Re: MySQL search query is not executing in Postgres DB

Jeff Davis <pgsql@j-davis.com>

From: Jeff Davis <pgsql@j-davis.com>
To: Robert Haas <robertmhaas@gmail.com>
Cc: Tom Lane <tgl@sss.pgh.pa.us>, Peter Eisentraut <peter_e@gmx.net>, Greg Stark <stark@mit.edu>, Bruce Momjian <bruce@momjian.us>, Andrew Dunstan <andrew@dunslane.net>, premanand <kottiprem@gmail.com>, pgsql-hackers@postgresql.org
Date: 2012-12-14T07:35:29Z
Lists: pgsql-hackers
On Tue, 2012-11-27 at 14:24 -0800, Jeff Davis wrote:
> On Tue, 2012-11-27 at 15:41 -0500, Robert Haas wrote:
> > I can't quite see how a non-overloaded flag would work, unless we get
> > rid of schemas.
> 
> It may work to pick the first schema in the search path that has any
> functions by that name, and then choose the overloaded (or not)
> candidate from among those functions in that one schema.
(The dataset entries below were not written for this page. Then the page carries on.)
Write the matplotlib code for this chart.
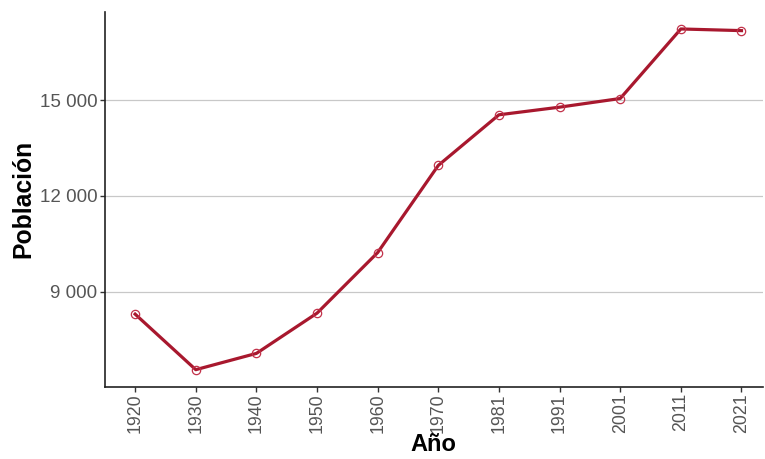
import matplotlib
matplotlib.use("Agg")
import matplotlib.pyplot as plt

plt.rcParams['font.family'] = ['Liberation Sans', 'DejaVu Sans']

anios = ['1920', '1930', '1940', '1950', '1960', '1970', '1981', '1991', '2001', '2011', '2021']
poblacion = [8302, 6563, 7073, 8333, 10229, 12958, 14542, 14781, 15052, 17229, 17177]
yticks = [9000, 12000, 15000]
ytick_labels = ['9 000', '12 000', '15 000']

fig = plt.figure(figsize=(7.65, 4.59), dpi=100)
ax = fig.add_axes([0.137, 0.1575, 0.86, 0.8165])

x = list(range(len(anios)))
ax.plot(x, poblacion, color='#A8182E', lw=2.3, zorder=3)
ax.plot(x, poblacion, ls='none', marker='o', ms=6, mfc='none', mec='#C2324A', mew=0.9, zorder=4)

ax.set_xlim(-0.5, 10.35)
ax.set_ylim(6030, 17762)
ax.set_xticks(x)
ax.set_xticklabels(anios, rotation=90)
ax.set_yticks(yticks)
ax.set_yticklabels(ytick_labels)

ax.grid(axis='y', color='#C8C8C8', lw=0.9)
ax.set_axisbelow(True)
for s in ['top', 'right']:
    ax.spines[s].set_visible(False)
for s in ['left', 'bottom']:
    ax.spines[s].set_color('#222222')
    ax.spines[s].set_linewidth(1.2)
ax.tick_params(axis='both', colors='#333333', length=3.5, width=1, pad=1.8,
               labelsize=13.5, labelcolor='#555555')
ax.tick_params(axis='x', labelsize=12.8, pad=1.2)

ax.set_xlabel('Año', fontsize=17, fontweight='bold', labelpad=0)
ax.set_ylabel('Población', fontsize=17.8, fontweight='bold', labelpad=3)

fig.savefig('out.png', dpi=100)
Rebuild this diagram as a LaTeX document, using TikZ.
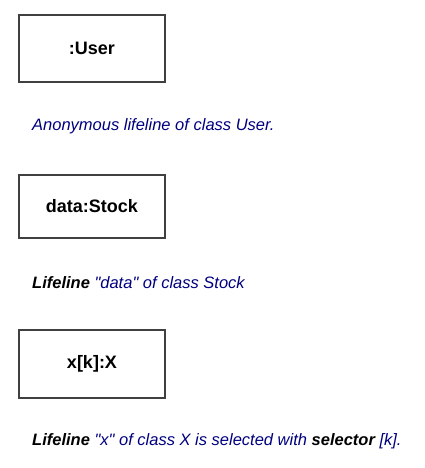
\documentclass[tikz,border=0pt]{standalone}
\usepackage{fontspec}
\setmainfont{Liberation Sans}
\definecolor{notecol}{HTML}{00007F}
\tikzset{
  lifeline/.style={draw=black!75,line width=1.5pt,minimum width=146pt,font=\fontsize{18}{20}\selectfont\bfseries,inner sep=0pt},
  caption/.style={anchor=west,inner sep=0pt,text=notecol,font=\fontsize{16.5}{19}\selectfont\itshape}
}
\begin{document}
\begin{tikzpicture}[x=1pt,y=-1pt]
\useasboundingbox (0,0) rectangle (425,468);
\node[lifeline,minimum height=67pt] (user) at (92,48.5) {:User};
\node[caption] (userNote) at (32,126.5) {Anonymous lifeline of class User.};
\node[lifeline,minimum height=63pt] (data) at (92,206.5) {data:Stock};
\node[caption] (dataNote) at (32,283) {\textcolor{black}{\bfseries Lifeline} \textquotedbl data\textquotedbl\ of class Stock};
\node[lifeline,minimum height=68pt] (sel) at (92,364) {x[k]:X};
\node[caption] (selNote) at (32,441) {\textcolor{black}{\bfseries Lifeline} \textquotedbl x\textquotedbl\ of class X is selected with \textcolor{black}{\bfseries selector} [k].};
\end{tikzpicture}
\end{document}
Then,
> non-overloaded function names would be unique within a schema.
> 
> If there are multiple functions of the same name in multiple schemas in
> the search path, it does not make sense to me to lump them all together
> and choose an overloaded candidate from all of them (although I think
> that's what we do now). That sounds like a mistake, to me. Do you know
> of any useful examples of doing that?

On second thought, this won't work very well, particularly for
operators. Users may want to overload a built-in operator, like "+", yet
still have it work on all the built-in types.

So, if we did try to declare a function non-overloaded at DDL time, the
name would have to be globally unique (not just to a schema).